Canada’s bucket list, continued

20 03/2015

Vancouver-based travel writer Robin Esrock has a message for Canada: “We’re weirder than we think.”

Esrock, coming off the success of his best-selling The Great Canadian Bucket List guide book, just recently published three follow-up titles focusing on Western, Central and Atlantic Canada. Next year will come special editions narrowing in on the Prairies and Canada’s north. He’s also working on a new global bucket-list book that will see an unsuspecting world hit with one of Canada’s top travel writers and definitely one of our biggest personalities.

He took a few minutes to chat about his passion for odd experiences, and how this country has plenty.

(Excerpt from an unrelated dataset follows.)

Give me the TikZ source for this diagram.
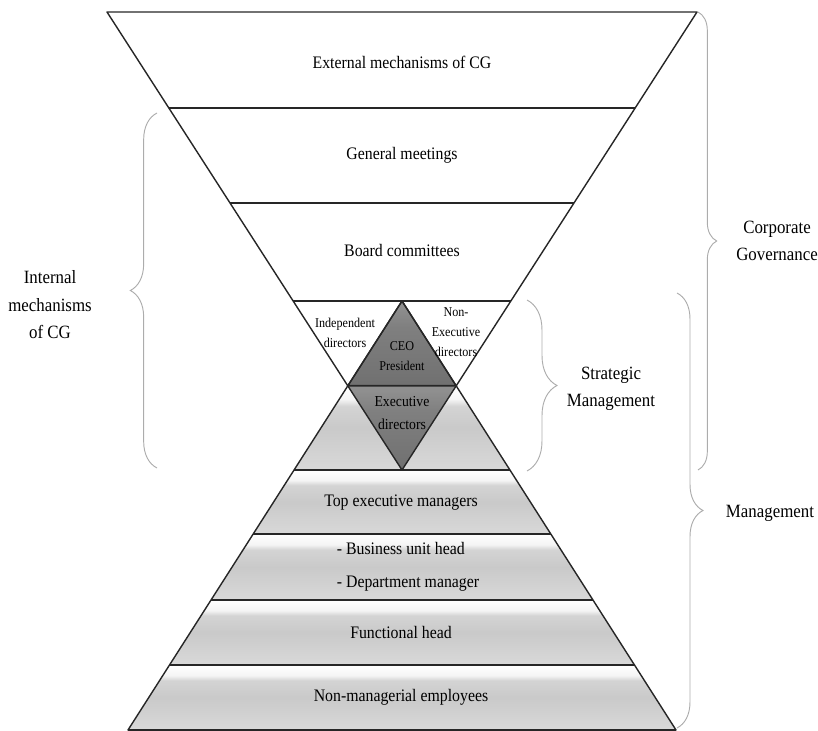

How did all the original book come about? It seems there were a lot of these a few years ago, so what made yours work?

In 2011, I was doing a weekly column for The Globe and Mail. I did one on things you should do in Canada before you die. It really was about things I wanted to do, as I hadn’t written about Canada as much as I had other places. I wanted to do things here that you can’t do anywhere else in the world; things that you’d remember your whole life, for good or bad.

“A publisher approached me about doing a Canada guide book but I had no real interest. I said what I wanted to do was something about these experiences and do them in the first person for each province and territory. I was attending Go Media [a Canadian Tourism Commission event] and started asking everyone what the most amazing thing was that I could do in their province. I ended up pretty much going twice to each province, in summer and winter. A lot of things were really iconic; the CN Tower, Hopewell Rocks in New Brunswick, Stanley Park. But I also did some weird and wacky stuff. There’s plenty out there.”

What kind of weird experiences are you talking about?

“Like the sour toe cocktail in the Yukon. We think it’s quirky, but it’s completely crazy. Tell any foreign person about this drink – how it’s got a severed human toe that your lips are supposed to touch when you have your drink – and they’ll think you’re crazy.

“There’s a -110 Celsius sauna at Sparkling Hill in Vernon. B.C. It’s the only cold sauna in North America. You walk through these rooms in three minutes at minus 110 Celsius in a bathing suit. It’s supposed to do things for psoriasis and arthritis if you do something like 10 sessions over the course of a certain period. It’s bizarre.

“There’s a haunted prison in Ottawa that’s now a hostel. The last public hanging in Canada took place there and it’s haunted as hell. You’re locked in there and there are all these doors slamming and creaks. I had to pee in the middle of the night and I was afraid to leave my cell. I had to take my video camera because ghosts don’t like them.”

How else are your bucket-list books different from others?

“There are plenty of books out there that are weighed down with facts. What we did is a series of stories with a companion website. It’s kind of guidebook 2.0, where you read the stories and identify with me as a person and a writer – I try to use a lot of humour and a lot of character – but then you go to the website for the detailed stuff.

“Each chapter is maybe 600 to 1,500 words, and you can read it in your own time or go back to what interests you – maybe heli-yoga in the Rockies. I said when I started this that each story has to inspire, entertain and inform people or I won’t write it. I’m passionate about one-of-a-kind travel. Driving the Labrador Highway with gas stations 400 kilometres apart – that’s something you can’t do anywhere else and the scenery is amazing, cutting through this awesome area the size of Japan. I went to PEI but rode the length of the island on a bike.”

So, what’s next for you?

“I’m on a 10-city speaking tour next month that includes Ottawa, Montreal, Moncton, Fredericton and Halifax. I’m driving with Mom. She’s 63 or 64. She’ll be my road crew and set up the tour; calling ahead and that sort of thing. It’s like Seth Rogen in The Guilt Trip; just me and my Jewish mother criticizing each night’s tour.”